O curta foi realizado de maneira coletiva, com o apoio também de outros Coletivos Audiovisuais do Povo Munduruku (Coletivo Audiovisual Wuyxaximã e Coletivo Audiovisual Da’uk). Além de denunciar os impactos do garimpo, “Floresta doente” também é um chamado ao protagonismo indígena na construção de suas narrativas. “É necessário que a gente utilize também os meios tecnológicos. O audiovisual é muito importante em nossas vidas. Os pariwat (não-indígenas) têm realizado muitos registros sobre nossa situação. Com esse documentário vemos a urgência do nosso próprio povo falar sobre a nossa própria História.

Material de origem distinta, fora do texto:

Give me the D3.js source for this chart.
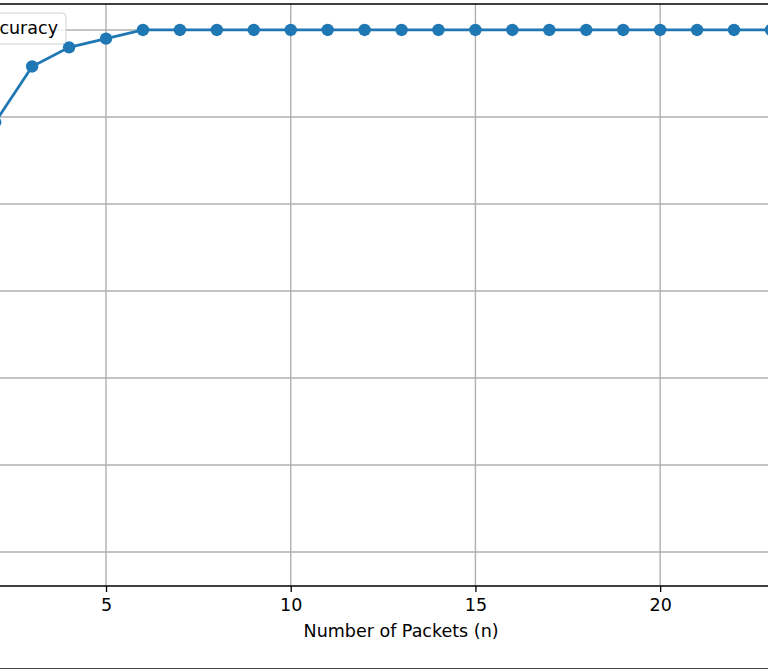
<!DOCTYPE html>
<html>
<head>
<meta charset="utf-8">
<script src="https://cdn.jsdelivr.net/npm/d3@7"></script>
<style>
  html, body { margin: 0; padding: 0; background: #fff; }
  svg { display: block; font-family: "DejaVu Sans", sans-serif; }
</style>
</head>
<body>
<svg id="chart" width="768" height="670"></svg>
<script>
// Data
const packets = [2, 3, 4, 5, 6, 7, 8, 9, 10, 11, 12, 13, 14, 15, 16, 17, 18, 19, 20, 21, 22, 23];
const accuracy = [0.947, 0.979, 0.990, 0.995, 1.0, 1.0, 1.0, 1.0, 1.0, 1.0, 1.0, 1.0, 1.0, 1.0, 1.0, 1.0, 1.0, 1.0, 1.0, 1.0, 1.0, 1.0];
const xTicks = [5, 10, 15, 20];
const yGrid = [0.70, 0.75, 0.80, 0.85, 0.90, 0.95, 1.00];
const seriesName = "Accuracy";
const xLabel = "Number of Packets (n)";

const svg = d3.select("#chart");
const W = 768;
const plotTop = 4, plotBottom = 586;

const x = d3.scaleLinear().domain([2.13, 22.92]).range([0, W]);
const y = d3.scaleLinear().domain([0.6805, 1.0149]).range([plotBottom, plotTop]);

const color = "#1f77b4";

// grid
svg.append("g").selectAll("line.gy").data(yGrid).join("line")
  .attr("x1", 0).attr("x2", W)
  .attr("y1", d => y(d)).attr("y2", d => y(d))
  .attr("stroke", "#b0b0b0").attr("stroke-width", 1.4);
svg.append("g").selectAll("line.gx").data(xTicks).join("line")
  .attr("x1", d => x(d)).attr("x2", d => x(d))
  .attr("y1", plotTop).attr("y2", plotBottom)
  .attr("stroke", "#b0b0b0").attr("stroke-width", 1.4);

// clip
svg.append("clipPath").attr("id", "clip").append("rect")
  .attr("x", 0).attr("y", plotTop).attr("width", W).attr("height", plotBottom - plotTop);

const g = svg.append("g").attr("clip-path", "url(#clip)");
const pts = packets.map((p, i) => [p, accuracy[i]]);
g.append("path").datum(pts)
  .attr("fill", "none").attr("stroke", color).attr("stroke-width", 2.8)
  .attr("d", d3.line().x(d => x(d[0])).y(d => y(d[1])));
g.selectAll("circle").data(pts).join("circle")
  .attr("cx", d => x(d[0])).attr("cy", d => y(d[1])).attr("r", 6.2)
  .attr("fill", color);

// spines
svg.append("line").attr("x1", 0).attr("x2", W).attr("y1", plotTop).attr("y2", plotTop)
  .attr("stroke", "#000").attr("stroke-width", 1.3);
svg.append("line").attr("x1", 0).attr("x2", W).attr("y1", plotBottom).attr("y2", plotBottom)
  .attr("stroke", "#000").attr("stroke-width", 1.3);

// x axis ticks
const xAxis = d3.axisBottom(x).tickValues(xTicks).tickSize(6).tickPadding(7).tickFormat(d3.format("d"));
const ax = svg.append("g").attr("transform", `translate(0,${plotBottom})`).call(xAxis);
ax.select(".domain").remove();
ax.selectAll(".tick line").attr("stroke", "#000").attr("stroke-width", 1.3);
ax.selectAll(".tick text").attr("fill", "#000").style("font-size", "17.5px")
  .style("font-family", "DejaVu Sans, sans-serif");

// x label
svg.append("text").attr("x", x(12.5) + 18).attr("y", 637)
  .attr("text-anchor", "middle").style("font-size", "17.5px").attr("fill", "#000")
  .text(xLabel);

// bottom border line
svg.append("line").attr("x1", 0).attr("x2", W).attr("y1", 668.5).attr("y2", 668.5)
  .attr("stroke", "#444").attr("stroke-width", 1.2);

// legend
const leg = svg.append("g");
leg.append("rect").attr("x", -120).attr("y", 13).attr("width", 186).attr("height", 31)
  .attr("rx", 4).attr("fill", "#fff").attr("fill-opacity", 0.8)
  .attr("stroke", "#d0d0d0").attr("stroke-width", 1);
leg.append("text").attr("x", 58).attr("y", 34).attr("text-anchor", "end")
  .style("font-size", "17.5px").attr("fill", "#000").text(seriesName);
</script>
</body>
</html>
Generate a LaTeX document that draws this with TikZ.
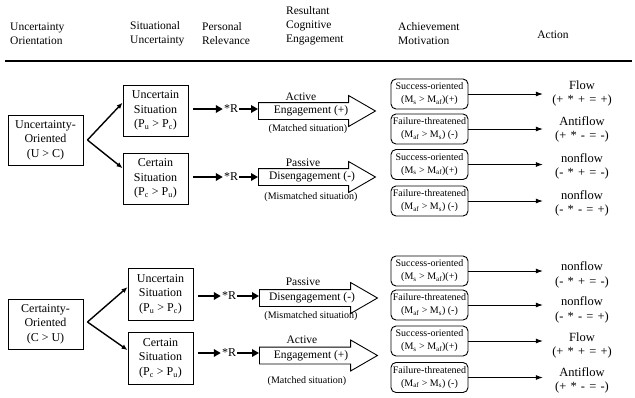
\documentclass[tikz,border=0pt]{standalone}
\usepackage{fontspec}
\setmainfont{Liberation Serif}
\usetikzlibrary{arrows.meta,shapes.arrows,calc}
\begin{document}
\begin{tikzpicture}[x=1pt,y=-1pt,
  hdr/.style={align=left, inner sep=0pt, font=\fontsize{11.5}{14}\selectfont},
  box/.style={draw, line width=0.9pt, align=center, inner sep=0pt, font=\fontsize{12}{14.5}\selectfont},
  mbox/.style={draw, rounded corners=5pt, line width=0.9pt, align=center, inner sep=1pt,
    minimum width=77pt, minimum height=30pt, font=\fontsize{10}{13}\selectfont},
  actn/.style={align=center, inner sep=0pt, text width=60pt, font=\fontsize{12.5}{14.5}\selectfont},
  rnode/.style={inner sep=1pt, font=\fontsize{12}{14}\selectfont},
  lab/.style={inner sep=0pt, font=\fontsize{11.5}{14}\selectfont},
  small/.style={inner sep=0pt, font=\fontsize{10}{12}\selectfont},
  bigarrow/.style={draw, line width=0.9pt, single arrow, single arrow head extend=7pt,
    single arrow tip angle=60, inner xsep=0pt, inner ysep=8pt, anchor=tail},
  thickarrow/.style={line width=2.6pt, -{Triangle[length=7pt,width=7.5pt]}},
  branch/.style={line width=1.4pt, -{Latex[length=6pt,width=5pt]}},
  flowarrow/.style={line width=0.8pt, shorten >=9pt, -{Latex[length=7pt,width=5pt]}}
]
\useasboundingbox (0,0) rectangle (635,397);

% header
\node[hdr, anchor=west] (h1) at (10,34) {Uncertainty\\Orientation};
\node[hdr, anchor=west] (h2) at (130,34) {Situational\\Uncertainty};
\node[hdr, anchor=west] (h3) at (202,34) {Personal\\Relevance};
\node[hdr, anchor=west] (h4) at (286,26) {Resultant\\Cognitive\\Engagement};
\node[hdr, anchor=west] (h5) at (398,34) {Achievement\\Motivation};
\node[hdr] (h6) at (553,35) {Action};
\coordinate (rl) at (5,61);
\coordinate (rr) at (632,61);
\draw[line width=1.2pt] (rl) -- (rr);

% ---------- top group ----------
\node[box, minimum width=75pt, minimum height=50pt] (uo) at (45.5,140) {Uncertainty-\\Oriented\\(U > C)};
\node[box, minimum width=65pt, minimum height=51pt] (us1) at (155.5,110.5) {Uncertain\\Situation\\(P\textsubscript{u} > P\textsubscript{c})};
\node[box, minimum width=65pt, minimum height=51pt] (cs1) at (155.5,178.5) {Certain\\Situation\\(P\textsubscript{c} > P\textsubscript{u})};
\coordinate (uoo) at ($(uo.east)+(4,0)$);
\draw[branch] (uoo) -- ($(us1.south west)!0.65!(us1.north west)$);
\draw[branch] (uoo) -- ($(cs1.south west)!0.7!(cs1.north west)$);

\node[rnode] (r1) at (231,109) {*R};
\node[rnode] (r2) at (231,177) {*R};
\node[bigarrow, minimum height=117pt] (e1) at (258,111) {};
\node[bigarrow, minimum height=117pt] (e2) at (258,177) {};
\draw[thickarrow] ($(us1.east |- r1)+(5,0)$) -- (r1.west);
\draw[thickarrow] (r1.east) -- (r1.east -| e1.tail);
\draw[thickarrow] ($(cs1.east |- r2)+(5,0)$) -- (r2.west);
\draw[thickarrow] (r2.east) -- (r2.east -| e2.tail);

\node[lab] (l1a) at (301,97) {Active};
\node[lab] (l1b) at (311,111) {Engagement (+)};
\node[small] (l1c) at (308,129) {(Matched situation)};
\node[lab] (l2a) at (303,163) {Passive};
\node[lab] (l2b) at (312,177) {Disengagement (-)};
\node[small] (l2c) at (311,197) {(Mismatched situation)};

\node[mbox] (m1) at (429.5,94) {Success-oriented\\(M\textsubscript{s} > M\textsubscript{af})(+)};
\node[mbox] (m2) at (429.5,129) {Failure-threatened\\(M\textsubscript{af} > M\textsubscript{s}) (-)};
\node[mbox] (m3) at (429.5,164.5) {Success-oriented\\(M\textsubscript{s} > M\textsubscript{af})(+)};
\node[mbox] (m4) at (429.5,201) {Failure-threatened\\(M\textsubscript{af} > M\textsubscript{s}) (-)};

\node[actn] (a1) at (582,93.5) {Flow\\(+ * + = +)};
\node[actn] (a2) at (582,129.5) {Antiflow\\(+ * - = -)};
\node[actn] (a3) at (582,166.5) {nonflow\\(- * + = -)};
\node[actn] (a4) at (582,203.5) {nonflow\\(- * - = +)};
\draw[flowarrow] (m1.east) -- (m1.east -| a1.west);
\draw[flowarrow] (m2.east) -- (m2.east -| a2.west);
\draw[flowarrow] (m3.east) -- (m3.east -| a3.west);
\draw[flowarrow] (m4.east) -- (m4.east -| a4.west);

% ---------- bottom group ----------
\node[box, minimum width=75pt, minimum height=50pt] (co) at (45.5,324) {Certainty-\\Oriented\\(C > U)};
\node[box, minimum width=65pt, minimum height=52pt] (us2) at (160.5,294) {Uncertain\\Situation\\(P\textsubscript{u} > P\textsubscript{c})};
\node[box, minimum width=65pt, minimum height=52pt] (cs2) at (160.5,358) {Certain\\Situation\\(P\textsubscript{c} > P\textsubscript{u})};
\coordinate (coo) at ($(co.east)+(4,-2)$);
\draw[branch] (coo) -- ($(us2.south west)!0.63!(us2.north west)$);
\draw[branch] (coo) -- ($(cs2.south west)!0.65!(cs2.north west)$);

\node[rnode] (r3) at (229,296) {*R};
\node[rnode] (r4) at (229,353) {*R};
\node[bigarrow, minimum height=118pt] (e3) at (259,298) {};
\node[bigarrow, minimum height=118pt] (e4) at (259,355.5) {};
\draw[thickarrow] ($(us2.east |- r3)+(5,0)$) -- (r3.west);
\draw[thickarrow] (r3.east) -- (r3.east -| e3.tail);
\draw[thickarrow] ($(cs2.east |- r4)+(5,0)$) -- (r4.west);
\draw[thickarrow] (r4.east) -- (r4.east -| e4.tail);

\node[lab] (l3a) at (303,282) {Passive};
\node[lab] (l3b) at (312,298) {Disengagement (-)};
\node[small] (l3c) at (311,316) {(Mismatched situation)};
\node[lab] (l4a) at (302,340) {Active};
\node[lab] (l4b) at (311,355.5) {Engagement (+)};
\node[small] (l4c) at (307,381) {(Matched situation)};

\node[mbox] (m5) at (429.5,271) {Success-oriented\\(M\textsubscript{s} > M\textsubscript{af})(+)};
\node[mbox] (m6) at (429.5,305) {Failure-threatened\\(M\textsubscript{af} > M\textsubscript{s}) (-)};
\node[mbox] (m7) at (429.5,341) {Success-oriented\\(M\textsubscript{s} > M\textsubscript{af})(+)};
\node[mbox] (m8) at (429.5,377.5) {Failure-threatened\\(M\textsubscript{af} > M\textsubscript{s}) (-)};

\node[actn] (a5) at (582,275) {nonflow\\(- * + = -)};
\node[actn] (a6) at (582,310) {nonflow\\(- * - = +)};
\node[actn] (a7) at (582,345.5) {Flow\\(+ * + = +)};
\node[actn] (a8) at (582,380.5) {Antiflow\\(+ * - = -)};
\draw[flowarrow] (m5.east) -- (m5.east -| a5.west);
\draw[flowarrow] (m6.east) -- (m6.east -| a6.west);
\draw[flowarrow] (m7.east) -- (m7.east -| a7.west);
\draw[flowarrow] (m8.east) -- (m8.east -| a8.west);
\end{tikzpicture}
\end{document}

É a realidade que vivemos e sentimos todos os dias em nosso território”, declara o Coletivo Wakoborun.
O olhar dos jovens registra a destruição deixada pelo garimpo, sem deixar de passear pelas belezas do povo e do território. Além das entrevistas com lideranças, a narrativa tece um diário sobre o processo de filmagem, em que elas/eles relatam, em primeira pessoa e na língua originária, a visão e o sentimento que têm sobre a invasão de suas terras. A metodologia na realização do curta reflete a própria organização do Povo Munduruku. Desde a construção do roteiro até o processo de edição, as decisões são tomadas em comum, em espaços que cultivam a possibilidade de troca, autonomia e reflexão.
A primeira exibição do documentário foi realizada em uma das aldeias do próprio território, durante Assembleia da Associação das Mulheres Munduruku Wakoborun, no início deste ano. Em maio, representantes do Coletivo apresentaram o curta-metragem em uma agenda de exibição na Europa (Inglaterra, Irlanda e Escócia). As projeções fizeram parte de uma série de atividades junto a uma delegação de populações tradicionais, que têm em comum viverem sob múltiplas pressões e ameaças sobre seus territórios. Em agosto deste ano, o documentário foi exibido em Chicago, Estados Unidos, durante uma conferência que abordou questões críticas com relação ao mercado do ouro.
Povo Munduruku e o garimpo
O Povo Munduruku compõe cerca de 16 mil pessoas, que vivem em ao menos 15 terras indígenas (TIs) em diferentes estágios de demarcação nos estados do Pará, Mato Grosso e Amazonas, na região amazônica. A grande maioria da população se concentra no curso superior do rio Tapajós. A Mundurukânia está ameaçada por inúmeros invasores e se encontra em uma das maiores reservas de ouro do mundo. A Bacia do Tapajós representa a principal área de concentração de garimpos ilegais de ouro da Amazônia Brasileira. A Terra Indígena Munduruku é a segunda Terra Indígena mais afetada com garimpo no Brasil.
Um estudo realizado pela Fiocruz (Fundação Oswaldo Cruz) revelou altos níveis de mercúrio no corpo dos indígenas Munduruku. Na pesquisa, foram analisadas amostras de cabelo e em alguns casos, os níveis de mercúrio estavam duas vezes e até três vezes acima do considerado seguro para a saúde humana pela Organização Mundial da Saúde (OMS).
Somado aos impactos da exploração do garimpo, o Povo Munduruku atualmente tem sofrido com as consequências da extrema seca. A falta de água potável tem impactado diretamente a saúde e sobrevivência da população em diversas aldeias do território.